WHAT YOU HAVE TO DO
Identify all lines below that hold "matplotlib" and collect them.

DATA BLOCK
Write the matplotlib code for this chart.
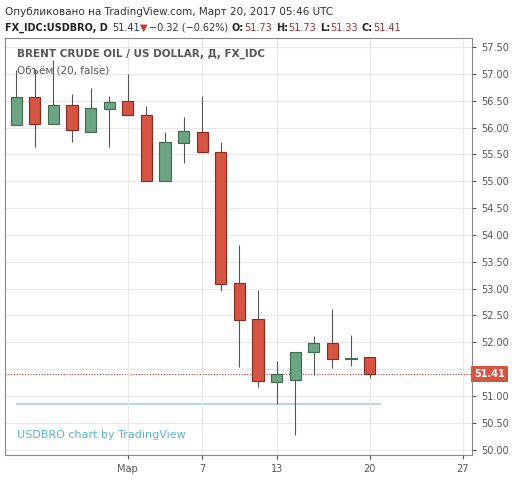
import matplotlib.pyplot as plt
from matplotlib.patches import Rectangle

plt.rcParams['font.family'] = ['DejaVu Sans']

# daily OHLC, Feb 21 .. Mar 20 2017 (trading days)
opens = [56.05, 56.57, 56.07, 56.43, 55.92, 56.35, 56.49, 56.23, 55.00, 55.72,
         55.92, 55.54, 53.10, 52.43, 51.26, 51.29, 51.82, 51.99, 51.69, 51.73]
highs = [57.07, 57.10, 57.26, 56.62, 56.73, 56.59, 57.00, 56.41, 55.91, 56.20,
         56.59, 55.73, 53.81, 52.97, 51.65, 51.82, 52.11, 52.62, 52.13, 51.73]
lows = [56.05, 55.64, 56.07, 55.74, 55.92, 55.63, 56.23, 55.00, 55.00, 55.35,
        55.54, 52.96, 51.54, 51.17, 50.85, 50.27, 51.39, 51.52, 51.55, 51.33]
closes = [56.57, 56.07, 56.43, 55.95, 56.36, 56.47, 56.23, 55.00, 55.74, 55.94,
          55.54, 53.09, 52.42, 51.27, 51.40, 51.82, 51.99, 51.68, 51.70, 51.41]
tick_pos = [6, 10, 14, 19, 24]
tick_labels = ['Мар', '7', '13', '20', '27']
last_price = 51.41
volume_line = 50.85

UP, UP_E = '#6ba583', '#3d6b50'
DN, DN_E = '#d75442', '#8a2a1e'

fig = plt.figure(figsize=(5.12, 4.8), dpi=100)
ax = fig.add_axes([5 / 512, 25 / 480, 467 / 512, 417 / 480])

for i, (o, h, l, c) in enumerate(zip(opens, highs, lows, closes)):
    up = c >= o
    ax.vlines(i, l, h, color='#555555', lw=0.8, zorder=2)
    bot, height = min(o, c), max(abs(c - o), 0.02)
    ax.add_patch(Rectangle((i - 0.3, bot), 0.6, height,
                           facecolor=UP if up else DN,
                           edgecolor=UP_E if up else DN_E, lw=0.8, zorder=3))

ax.axhline(last_price, color='#c0392b', lw=0.8, ls=(0, (1, 1.5)), zorder=1)
ax.hlines(volume_line, 0, 19.6, color='#b8d8de', lw=1.5, zorder=1)

ax.set_xlim(-0.6, 24.5)
ax.set_ylim(49.9, 57.67)
ax.yaxis.tick_right()
yt = [50 + 0.5 * k for k in range(16)]
ax.set_yticks(yt)
ax.set_yticklabels(['' if v == 51.5 else f'{v:.2f}' for v in yt])
ax.set_xticks(tick_pos)
ax.set_xticklabels(tick_labels)
ax.tick_params(labelsize=7, colors='#555555', length=3)
ax.grid(True, color='#e8e8e8', lw=0.8, zorder=0)
for s in ax.spines.values():
    s.set_color('#888888')

ax.text(1.005, last_price, f'{last_price:.2f}',
        transform=ax.get_yaxis_transform(), fontsize=7, color='white',
        va='center', ha='left', fontweight='bold', clip_on=False,
        bbox=dict(boxstyle='square,pad=0.3', fc='#d75442', ec='none'))

ax.text(0.025, 0.975, 'BRENT CRUDE OIL / US DOLLAR, Д, FX_IDC', transform=ax.transAxes,
        fontsize=7.5, color='#555555', va='top', fontweight='bold')
ax.text(0.025, 0.935, 'Объём (20, false)', transform=ax.transAxes,
        fontsize=7.5, color='#555555', va='top')
ax.text(0.025, 0.035, 'USDBRO chart by TradingView', transform=ax.transAxes,
        fontsize=8, color='#5bb5d5', va='bottom')

fig.text(5 / 512, 1 - 12 / 480, 'Опубликовано на TradingView.com, Март 20, 2017 05:46 UTC',
         fontsize=7.5, color='#333333', va='center')

# second header line: place pieces one after another
hdr = [('FX_IDC:USDBRO, D', '#222222', 'bold', 4),
       ('51.41', '#333333', 'normal', 1),
       ('▼', '#c0392b', 'normal', 1),
       ('−0.32 (−0.62%)', '#333333', 'normal', 4),
       ('O:', '#222222', 'bold', 0), ('51.73', '#a03030', 'normal', 4),
       ('H:', '#222222', 'bold', 0), ('51.73', '#a03030', 'normal', 4),
       ('L:', '#222222', 'bold', 0), ('51.33', '#a03030', 'normal', 4),
       ('C:', '#222222', 'bold', 0), ('51.41', '#a03030', 'normal', 0)]
renderer = fig.canvas.get_renderer()
x = 5
for txt, col, wt, gap in hdr:
    t = fig.text(x / 512, 1 - 28 / 480, txt, fontsize=7, va='center', color=col, fontweight=wt)
    x += t.get_window_extent(renderer).width + gap

fig.savefig('out.png', dpi=100)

SOLUTION TO THE PROBLEM
Write the matplotlib code for this chart.
import matplotlib.pyplot as plt
from matplotlib.patches import Rectangle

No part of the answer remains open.